Corrió hasta el primer trastero. Tenía el cerrojo echado. Golpeó la puerta en son de protesta. No se abrió. Con la siguiente ocurrió lo mismo. Y con la tercera. Aunque se acordara de qué trastero tenía la vía de salida, las puertas eran demasiado sólidas para echarlas abajo. Con diez minutos y la ayuda de Quebrantahuesos tal vez pudiera conseguirlo. Pero tenía el ojo detrás: no disponía ni de diez segundos, mejor no pensar en diez minutos.

No tenía más remedio que enfrentarse a aquello. Giró sobre sus talones, musitando una plegaria y preparándose a enfrentarse en la escalera con su perseguidor. El rellano estaba vacío.

Estudió el desolado decorado de bombillas fundidas y desconchones de pintura como si quisiera descubrir algo invisible, pero aquella cosa no estaba delante de ella, sino detrás. Volvió a ver un resplandor, pero esta vez la vela prendió, el fuego se hizo luz, la luz se convirtió en imagen y glorias cinematográficas que casi había olvidado se materializaron en el pasillo dirigiéndose hacia ella. Escenas escogidas de un millar de películas: cada una de ellas remitiendo a una única referencia. Empezó a comprender al fin el origen de aquel extraordinario espécimen. Era un fantasma del engranaje del cine: un hijo del celuloide.

—Danos tu alma —dijeron mil estrellas.

—No creo en el alma —replicó ella con toda sinceridad.

—Entonces danos lo que le das a la pantalla, lo que le da todo el mundo.
Danos un poco de amor.

Por eso se estaban representando, volviendo a representar y representándose de nuevo todas esas escenas ante ella. Eran momentos en que se establecía una suerte de mágico vínculo entre los espectadores y la pantalla, en que aquéllos, mirando, mirando y mirando, sufrían a través de ésta. A ella también le había ocurrido muchas veces: ver una película y sentir que la afectaba tanto que le producía un dolor casi físico ver aparecer el reparto y romperse el hechizo, porque sentía que había dejado algo de sí en la película, que había perdido parte de su personalidad entre todos sus héroes y heroínas.

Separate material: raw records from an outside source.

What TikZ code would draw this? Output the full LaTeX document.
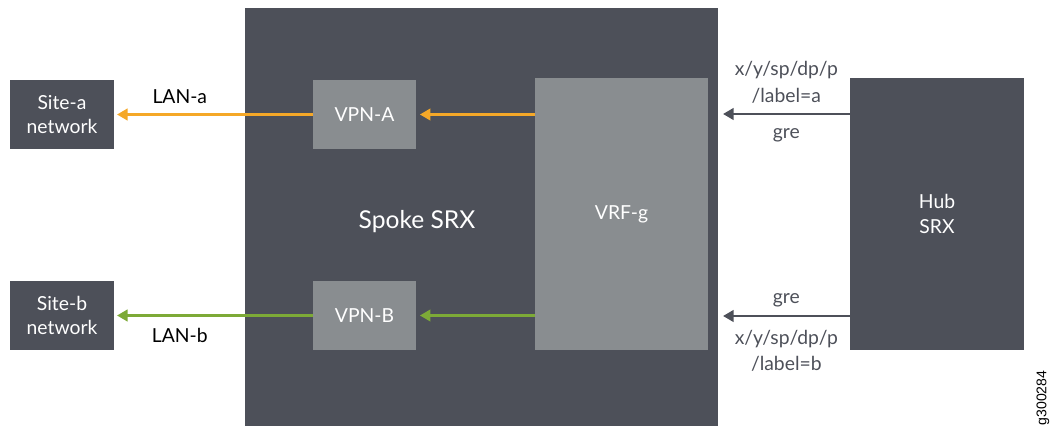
\documentclass[tikz,border=0pt]{standalone}
\usepackage{fontspec}
\setmainfont{Lato}
\newfontfamily\idfont{Liberation Sans}
\usetikzlibrary{arrows.meta}

\definecolor{boxdark}{HTML}{4D5059}
\definecolor{boxlight}{HTML}{898D90}
\definecolor{lanA}{HTML}{F5A828}
\definecolor{lanB}{HTML}{7DAA37}

\tikzset{
  darkbox/.style = {fill=boxdark, text=white, inner sep=0pt, align=center, font=\fontsize{11}{14}\selectfont},
  lightbox/.style = {fill=boxlight, text=white, inner sep=0pt, align=center, font=\fontsize{11}{14}\selectfont},
  flow/.style = {line width=1.6pt, -{Triangle[length=6pt,width=6.5pt]}},
  lbl/.style = {font=\fontsize{11}{15}\selectfont, align=center}
}

\begin{document}
\begin{tikzpicture}[x=0.02cm, y=-0.02cm]
  \useasboundingbox (0,0) rectangle (1053,428);
  % boxes
  \node[darkbox, minimum width=9.46cm, minimum height=8.36cm] (spoke) at (481.5,217) {};
  \node[text=white, font=\fontsize{14}{17}\selectfont] (spokelbl) at (417,222) {Spoke SRX};
  \node[darkbox, minimum width=2.08cm, minimum height=1.38cm] (sitea) at (62,114.5) {Site-a\\network};
  \node[darkbox, minimum width=2.08cm, minimum height=1.38cm] (siteb) at (62,315.5) {Site-b\\network};
  \node[lightbox, minimum width=2.06cm, minimum height=1.38cm] (vpna) at (364.5,114.5) {VPN-A};
  \node[lightbox, minimum width=2.06cm, minimum height=1.38cm] (vpnb) at (364.5,315.5) {VPN-B};
  \node[lightbox, minimum width=3.46cm, minimum height=5.44cm] (vrf) at (621.5,214) {VRF-g};
  \node[darkbox, minimum width=3.48cm, minimum height=5.44cm] (hub) at (937,214) {Hub\\SRX};

  % LAN flows
  \draw[flow, lanA, shorten >=2pt] (vrf.west |- vpna) -- (vpna.east);
  \draw[flow, lanA, shorten >=1.5pt] (vpna.west) -- node[lbl, text=black, above=2pt, pos=0.67] {LAN-a} (sitea.east);
  \draw[flow, lanB, shorten >=2pt] (vrf.west |- vpnb) -- (vpnb.east);
  \draw[flow, lanB, shorten >=1.5pt] (vpnb.west) -- node[lbl, text=black, below=3pt, pos=0.67] {LAN-b} (siteb.east);

  % tunnels from hub
  \coordinate (ina) at (723,114);
  \coordinate (inb) at (723,316);
  \draw[flow, boxdark] (hub.west |- ina) -- node[lbl, above=2pt] {x/y/sp/dp/p\\/label=a} node[lbl, below=4pt] {gre} (ina);
  \draw[flow, boxdark] (hub.west |- inb) -- node[lbl, above=1pt] {gre} node[lbl, below=4pt] {x/y/sp/dp/p\\/label=b} (inb);

  \node[rotate=90, font=\idfont\fontsize{8}{9}\selectfont] (figid) at (1043,398) {g300284};
\end{tikzpicture}
\end{document}
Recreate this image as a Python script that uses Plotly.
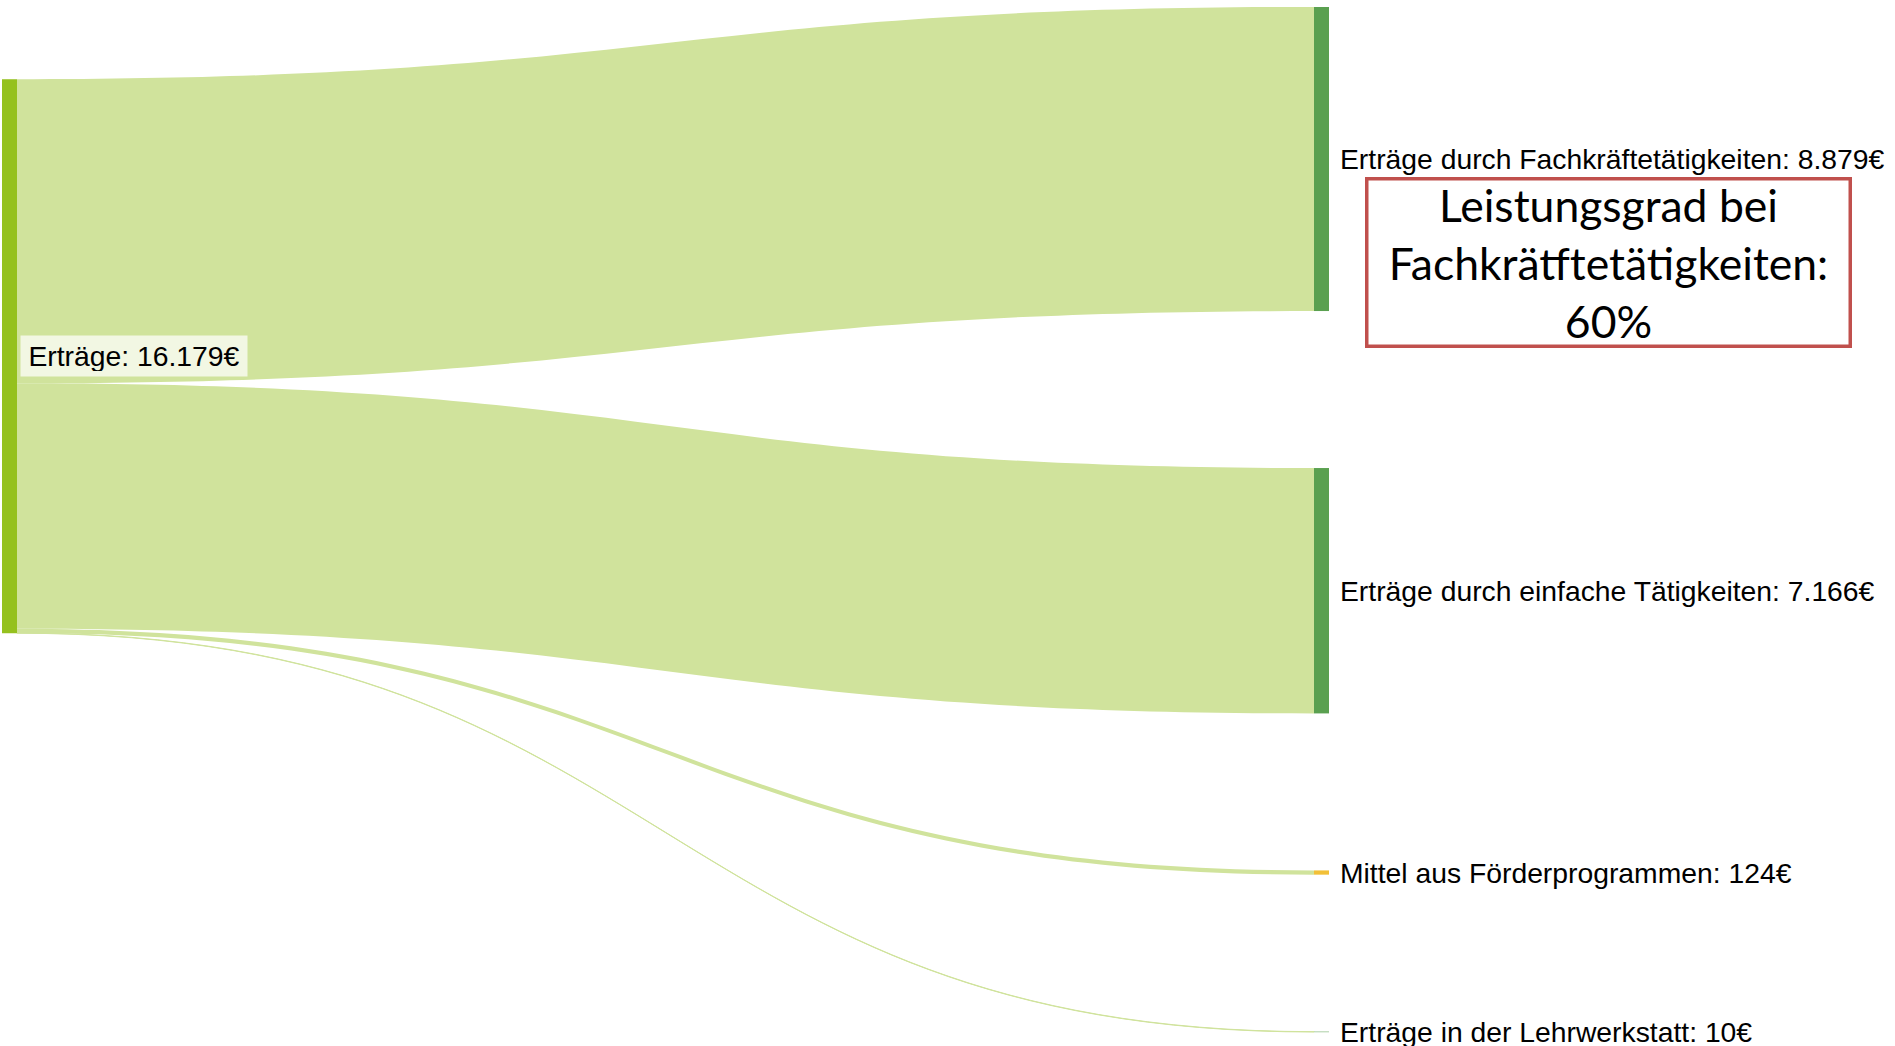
import plotly.graph_objects as go

# ---- data ----
source_name = "Erträge"
target_names = [
    "Erträge durch Fachkräftetätigkeiten",
    "Erträge durch einfache Tätigkeiten",
    "Mittel aus Förderprogrammen",
    "Erträge in der Lehrwerkstatt",
]
target_values = [8879, 7166, 124, 10]
total_value = 16179
callout_lines = ["Leistungsgrad bei", "Fachkrätftetätigkeiten:", "60%"]

# ---- styling ----
W, H = 1895, 1046
M_L, M_R, M_T, M_B = 2, 566, 7, 14
PAD = 157
THICK = 15
node_colors = ["#95c11f", "#5aa050", "#5aa050", "#f2c037", "#5aa050"]
link_color = "#d0e39c"

def fmt(v):
    return f"{v:,}".replace(",", ".") + "€"

labels = [source_name] + target_names
fig = go.Figure(go.Sankey(
    arrangement="snap",
    node=dict(
        label=[""] * len(labels),
        customdata=labels,
        hovertemplate="%{customdata}: %{value}<extra></extra>",
        color=node_colors,
        pad=PAD,
        thickness=THICK,
        line=dict(width=0),
    ),
    link=dict(
        source=[0] * len(target_values),
        target=list(range(1, len(target_values) + 1)),
        value=target_values,
        color=[link_color] * len(target_values),
    ),
))

# ---- label placement derived from the data (mirrors sankey stacking) ----
plot_w = W - M_L - M_R
plot_h = H - M_T - M_B
ky = (plot_h - (len(target_values) - 1) * PAD) / sum(target_values)
centers = []
acc = 0
for i, v in enumerate(target_values):
    top = acc * ky + i * PAD
    centers.append(top + v * ky / 2)
    acc += v
left_center = sum(c * v for c, v in zip(centers, target_values)) / sum(target_values)

def py(pix):  # pixel from top of plot area -> paper y
    return 1 - pix / plot_h

annotations = []
label_font = dict(family="Liberation Sans, Arial, sans-serif", size=28.3, color="#000000")
for name, v, c in zip(target_names, target_values, centers):
    annotations.append(dict(
        text=f"{name}: {fmt(v)}", x=1 + 9 / plot_w, y=py(c),
        xref="paper", yref="paper", xanchor="left", yanchor="middle",
        showarrow=False, font=label_font,
    ))
annotations.append(dict(
    text=f"{source_name}: {fmt(total_value)}", x=(20 - M_L) / plot_w, y=py(left_center),
    xref="paper", yref="paper", xanchor="left", yanchor="middle",
    showarrow=False, font=label_font, bgcolor="rgba(255,255,255,0.72)",
    borderpad=5, width=216, height=30,
))
annotations.append(dict(
    text="<br>".join(callout_lines), x=(1609 - M_L) / plot_w, y=py(262 - M_T),
    xref="paper", yref="paper", xanchor="center", yanchor="middle",
    showarrow=False, font=dict(family="Lato, Carlito, sans-serif", size=44.5, color="#000000"),
    bordercolor="#c0504d", borderwidth=3.5, bgcolor="#ffffff",
    width=478, height=162, align="center",
))

fig.update_layout(
    width=W, height=H,
    margin=dict(l=M_L, r=M_R, t=M_T, b=M_B),
    paper_bgcolor="#ffffff",
    annotations=annotations,
)
fig.write_html(
    "out.html",
    config={"displayModeBar": False},
    post_script="document.body.style.margin='0';document.body.style.overflow='hidden';",
)
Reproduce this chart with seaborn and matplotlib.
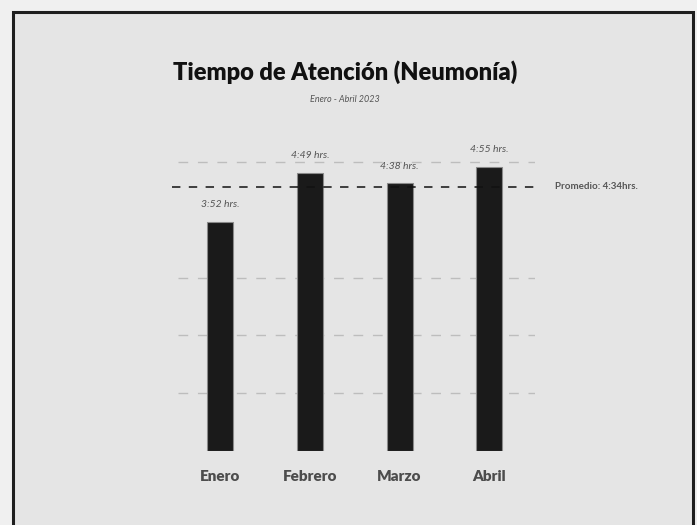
import pandas as pd
import matplotlib.pyplot as plt
import seaborn as sns
from matplotlib.patches import Rectangle

meses = ['Enero', 'Febrero', 'Marzo', 'Abril']
minutos = [238, 289, 278, 295]
etiquetas = ['3:52 hrs.', '4:49 hrs.', '4:38 hrs.', '4:55 hrs.']
promedio = 274
promedio_txt = 'Promedio: 4:34hrs.'
lineas_guia = [60, 120, 180, 300]

df = pd.DataFrame({'Mes': meses, 'Minutos': minutos})

sns.set_style('white')
plt.rcParams['font.family'] = ['Lato', 'DejaVu Sans']
narrow = ['Liberation Sans Narrow', 'Lato', 'DejaVu Sans']

fig = plt.figure(figsize=(6.97, 5.25), dpi=100, facecolor='#f0f0f0')

# marco de la figura
marco = Rectangle((12.5 / 697, -0.1), (693 - 12.5) / 697, 1.1 - 12.5 / 525,
                  transform=fig.transFigure, facecolor='#e5e5e5',
                  edgecolor='#1e1e1e', linewidth=2.2, zorder=-5)
fig.patches.append(marco)

ax = fig.add_axes([178 / 697, 1 - 451 / 525, 357 / 697, 318 / 525])
ax.set_facecolor('none')
ax.set_zorder(2)

sns.barplot(data=df, x='Mes', y='Minutos', color='#1a1a1a', width=0.29,
            edgecolor='#8a8a8a', linewidth=0.8, saturation=1, ax=ax, zorder=3)

ax.set_xlim(-0.47, 3.51)
ax.set_ylim(0, 330)

# lineas guia
for v in lineas_guia:
    ax.axhline(v, color='#bdbdbd', lw=1.0, ls=(0, (7, 7)), zorder=1)

# linea del promedio
ax.axhline(promedio, xmin=-0.017, xmax=1.01, color='#111111', lw=1.1,
           ls=(0, (5.5, 5.5)), clip_on=False, zorder=4)
ax.annotate(promedio_txt, xy=(1.056, promedio), xycoords=('axes fraction', 'data'),
            va='center', ha='left', fontsize=7, color='#555555',
            family=narrow, fontweight='bold')

for i, (v, t) in enumerate(zip(minutos, etiquetas)):
    ax.annotate(t, xy=(i, v), xytext=(0, 9), textcoords='offset points',
                ha='center', va='bottom', fontsize=7.5, color='#555555',
                style='italic', family=narrow)

ax.set_xlabel('')
ax.set_ylabel('')
ax.set_yticks([])
ax.tick_params(axis='x', length=0, pad=14)
for lbl in ax.get_xticklabels():
    lbl.set_fontweight('heavy')
    lbl.set_fontsize(11)
    lbl.set_color('#4d4d4d')
sns.despine(ax=ax, left=True, bottom=True)

fig.text(345 / 697, 1 - 72 / 525, 'Tiempo de Atención (Neumonía)', ha='center',
         va='center', fontsize=17, fontweight='heavy', color='#111111')
fig.text(345 / 697, 1 - 100 / 525, 'Enero - Abril 2023', ha='center', va='center',
         fontsize=6.5, style='italic', color='#555555', family=narrow)

fig.savefig('out.png', dpi=100, facecolor=fig.get_facecolor())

Tal vez fuera cierto. Tal vez el aire acumulara el conjunto de sus deseos y los depositara en algún lugar, donde se entremezclaban con los deseos de otros corazones, atesorándose en una hornacina hasta que…

Incluso esto. Este hijo de la pasión colectiva: este seductor de tecnicolor; burdo y trivial pero profundamente fascinante.

Muy bien, pensó, siempre es bueno comprender a quien te ejecuta: algo completamente diferente es hacerle olvidar sus obligaciones profesionales.

Mientras trataba de resolver el enigma disfrutaba con aquellas imágenes, no podía reprimir su curiosidad. Fragmentos burlones de vidas que había vivido, de rostros que había amado. El ratón Mickey bailando con una escoba, Gish en
Flores ajadas,
Garland (con Toto junto a ella) viendo cómo un tornado se dirigía hacia Kansas, Astaire en
Sombrero de copa,
Welles en
Ciudadano Kane,
Brando y Crawford, Tracy y Hepburn… personas tan grabadas en nuestro corazón que no necesitan nombres. Y era mucho mejor verse burlado por esas imágenes: ver sólo el momento anterior al beso y no el propio beso; la afrenta y no la reconciliación; la sombra y no el monstruo; la herida y no la muerte.